A masterful game of cat and mouse between author and reader
Tom writes self-help books about how to become clutter-free in every way. He is an expert in note-taking, tidying up, organising and streamlining. What his philosophy comes down to is that people should focus on maintaining an orderly life. Keep your possessions to a minimum and close the door behind you to shut out other people’s chaos. ‘Any mess that isn’t inside should stay outside.’ He knows what he eats on which day of the week and has his daily schedule worked out down to the hour, and this gives him a sense of peace.
He divorced his wife because he could no longer deal with her clutter. His seventeen-year-old son David is the only person who is allowed into his private sanctum – on the agreed days, that is. He’s allowed to make a mess, but only in the part of the attic that Tom has converted into a bedroom for him.

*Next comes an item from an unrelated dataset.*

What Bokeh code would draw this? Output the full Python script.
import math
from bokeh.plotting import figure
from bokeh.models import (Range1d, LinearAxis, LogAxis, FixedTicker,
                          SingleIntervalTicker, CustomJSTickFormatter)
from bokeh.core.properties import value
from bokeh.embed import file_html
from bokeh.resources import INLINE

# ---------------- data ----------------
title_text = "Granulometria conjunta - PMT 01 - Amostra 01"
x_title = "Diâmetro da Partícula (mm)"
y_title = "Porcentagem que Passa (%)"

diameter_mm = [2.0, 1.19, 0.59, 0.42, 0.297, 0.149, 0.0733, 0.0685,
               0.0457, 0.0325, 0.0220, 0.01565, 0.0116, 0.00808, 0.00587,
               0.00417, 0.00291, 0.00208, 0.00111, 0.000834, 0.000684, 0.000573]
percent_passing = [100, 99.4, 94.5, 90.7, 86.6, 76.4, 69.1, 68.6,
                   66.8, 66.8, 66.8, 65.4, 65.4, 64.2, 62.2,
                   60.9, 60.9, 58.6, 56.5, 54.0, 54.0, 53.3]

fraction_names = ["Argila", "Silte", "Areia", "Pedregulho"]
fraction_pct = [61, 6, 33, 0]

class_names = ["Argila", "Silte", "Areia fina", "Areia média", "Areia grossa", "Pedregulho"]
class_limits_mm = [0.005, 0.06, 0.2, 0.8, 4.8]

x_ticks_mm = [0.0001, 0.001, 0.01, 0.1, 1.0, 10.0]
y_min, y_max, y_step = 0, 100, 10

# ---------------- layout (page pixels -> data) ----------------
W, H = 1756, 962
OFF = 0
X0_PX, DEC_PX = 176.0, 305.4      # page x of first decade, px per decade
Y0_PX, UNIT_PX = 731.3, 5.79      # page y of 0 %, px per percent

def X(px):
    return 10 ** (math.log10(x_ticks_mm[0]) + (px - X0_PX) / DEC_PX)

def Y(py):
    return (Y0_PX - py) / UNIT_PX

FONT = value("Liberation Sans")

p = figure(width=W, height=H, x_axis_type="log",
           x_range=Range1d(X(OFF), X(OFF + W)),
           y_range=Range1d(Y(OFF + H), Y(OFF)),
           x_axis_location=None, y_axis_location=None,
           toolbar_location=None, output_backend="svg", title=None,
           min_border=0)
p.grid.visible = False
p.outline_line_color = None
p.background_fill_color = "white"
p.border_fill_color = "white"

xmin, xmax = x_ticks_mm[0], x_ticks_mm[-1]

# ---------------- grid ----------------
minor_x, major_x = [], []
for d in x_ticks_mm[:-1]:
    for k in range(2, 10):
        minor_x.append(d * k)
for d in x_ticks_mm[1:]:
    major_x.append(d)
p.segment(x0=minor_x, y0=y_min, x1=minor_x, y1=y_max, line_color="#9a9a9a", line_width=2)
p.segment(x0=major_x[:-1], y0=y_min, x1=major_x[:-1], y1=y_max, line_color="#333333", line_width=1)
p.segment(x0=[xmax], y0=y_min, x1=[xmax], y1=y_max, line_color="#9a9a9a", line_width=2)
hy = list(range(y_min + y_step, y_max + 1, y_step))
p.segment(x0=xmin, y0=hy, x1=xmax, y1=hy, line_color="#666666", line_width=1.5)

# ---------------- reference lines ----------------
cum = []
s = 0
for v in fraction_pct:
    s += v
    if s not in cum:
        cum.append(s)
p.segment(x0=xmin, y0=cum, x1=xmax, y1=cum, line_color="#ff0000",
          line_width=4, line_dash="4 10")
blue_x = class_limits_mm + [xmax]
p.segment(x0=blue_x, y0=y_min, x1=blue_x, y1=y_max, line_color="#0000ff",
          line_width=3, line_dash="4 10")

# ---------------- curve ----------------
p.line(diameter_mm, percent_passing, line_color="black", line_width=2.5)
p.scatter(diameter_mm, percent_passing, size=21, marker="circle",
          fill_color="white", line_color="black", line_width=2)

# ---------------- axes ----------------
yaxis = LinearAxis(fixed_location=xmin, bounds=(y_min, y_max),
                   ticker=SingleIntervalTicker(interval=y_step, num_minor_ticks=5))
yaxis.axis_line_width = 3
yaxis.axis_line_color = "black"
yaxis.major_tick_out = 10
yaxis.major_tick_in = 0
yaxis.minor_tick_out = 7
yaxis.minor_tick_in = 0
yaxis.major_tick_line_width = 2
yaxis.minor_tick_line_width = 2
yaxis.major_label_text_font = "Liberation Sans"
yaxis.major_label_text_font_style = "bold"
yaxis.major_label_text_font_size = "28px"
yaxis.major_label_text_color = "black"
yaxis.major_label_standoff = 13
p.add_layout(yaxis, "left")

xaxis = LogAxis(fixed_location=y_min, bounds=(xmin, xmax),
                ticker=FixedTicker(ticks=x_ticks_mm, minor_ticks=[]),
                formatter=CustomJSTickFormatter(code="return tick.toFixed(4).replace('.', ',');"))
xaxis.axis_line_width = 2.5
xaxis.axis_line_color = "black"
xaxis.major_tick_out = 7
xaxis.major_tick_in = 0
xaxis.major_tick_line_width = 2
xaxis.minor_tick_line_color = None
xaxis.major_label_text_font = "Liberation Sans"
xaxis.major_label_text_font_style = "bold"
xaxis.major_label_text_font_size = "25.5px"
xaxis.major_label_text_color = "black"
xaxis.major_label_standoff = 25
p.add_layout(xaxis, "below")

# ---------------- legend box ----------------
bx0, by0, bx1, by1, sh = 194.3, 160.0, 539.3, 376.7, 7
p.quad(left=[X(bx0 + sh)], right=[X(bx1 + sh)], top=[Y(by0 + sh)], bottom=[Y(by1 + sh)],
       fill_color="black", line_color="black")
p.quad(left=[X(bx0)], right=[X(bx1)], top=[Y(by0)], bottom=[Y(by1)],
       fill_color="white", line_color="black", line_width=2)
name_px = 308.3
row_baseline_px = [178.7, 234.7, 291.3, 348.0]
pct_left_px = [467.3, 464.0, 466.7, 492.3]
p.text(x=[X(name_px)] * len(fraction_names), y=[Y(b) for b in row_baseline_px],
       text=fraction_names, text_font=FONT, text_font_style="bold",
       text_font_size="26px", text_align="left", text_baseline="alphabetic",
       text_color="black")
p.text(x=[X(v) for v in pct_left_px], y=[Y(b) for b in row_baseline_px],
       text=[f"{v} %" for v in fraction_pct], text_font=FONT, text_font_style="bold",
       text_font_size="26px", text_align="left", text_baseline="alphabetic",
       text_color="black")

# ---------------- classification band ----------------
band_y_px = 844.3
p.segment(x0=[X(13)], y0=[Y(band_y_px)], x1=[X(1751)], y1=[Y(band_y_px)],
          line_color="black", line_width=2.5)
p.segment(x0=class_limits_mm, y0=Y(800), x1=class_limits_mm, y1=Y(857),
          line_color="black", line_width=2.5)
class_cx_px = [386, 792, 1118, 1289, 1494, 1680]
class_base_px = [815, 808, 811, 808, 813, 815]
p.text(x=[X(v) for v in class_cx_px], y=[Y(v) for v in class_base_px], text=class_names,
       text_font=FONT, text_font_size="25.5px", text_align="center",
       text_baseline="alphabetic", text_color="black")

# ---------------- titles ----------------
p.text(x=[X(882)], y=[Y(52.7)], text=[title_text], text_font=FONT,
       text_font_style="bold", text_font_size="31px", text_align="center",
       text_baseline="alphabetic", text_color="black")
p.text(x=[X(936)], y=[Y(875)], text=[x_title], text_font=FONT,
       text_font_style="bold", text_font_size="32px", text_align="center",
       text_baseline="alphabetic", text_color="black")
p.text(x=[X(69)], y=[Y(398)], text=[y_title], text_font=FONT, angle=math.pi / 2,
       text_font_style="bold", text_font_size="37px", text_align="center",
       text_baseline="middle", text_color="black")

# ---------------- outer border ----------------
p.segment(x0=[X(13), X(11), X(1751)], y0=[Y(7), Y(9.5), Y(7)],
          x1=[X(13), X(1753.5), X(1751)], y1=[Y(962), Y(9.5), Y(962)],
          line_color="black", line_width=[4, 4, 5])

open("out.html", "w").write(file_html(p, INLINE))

When the doorbell rings one day and cops come bounding up the stairs after his son has buzzed them in without thinking, suddenly the unexpected comes crashing into his tidy existence. The police aren’t there for him but for his upstairs neighbour, Gerard de Vries, who has been accused of stalking his ex-wife. From that moment Tom’s tranquil life is under threat. He worries that the neighbour is holding a grudge against him for having opened the door. Once Gerard has been released Tom keeps hearing noises upstairs and begins to suspect that his neighbour is following him and intends to harm him. His paranoia rapidly spirals out of control, until the proverbial last straw: he storms out of his apartment in a fit of anger and gives his neighbour a shove, causing him to fall down the stairs and die.
Tom’s story is interspersed with emails between Gerard and a writing coach. Gerard is looking for help writing stories that aren’t true but seem true.
Since we see things from Tom’s perspective, Baas viscerally conveys the sense of a mind unravelling. Before the fatal encounter in the stairwell, the prose becomes clipped and staccato. Afterwards the sentences get longer again, but Tom still can’t find peace. He goes looking for Gerard’s ex-wife. What’s happened to the lifeless body at the bottom of the stairs, and what was David doing in his room upstairs while all this was going on? Baas subtly ratchets up the tension with every page.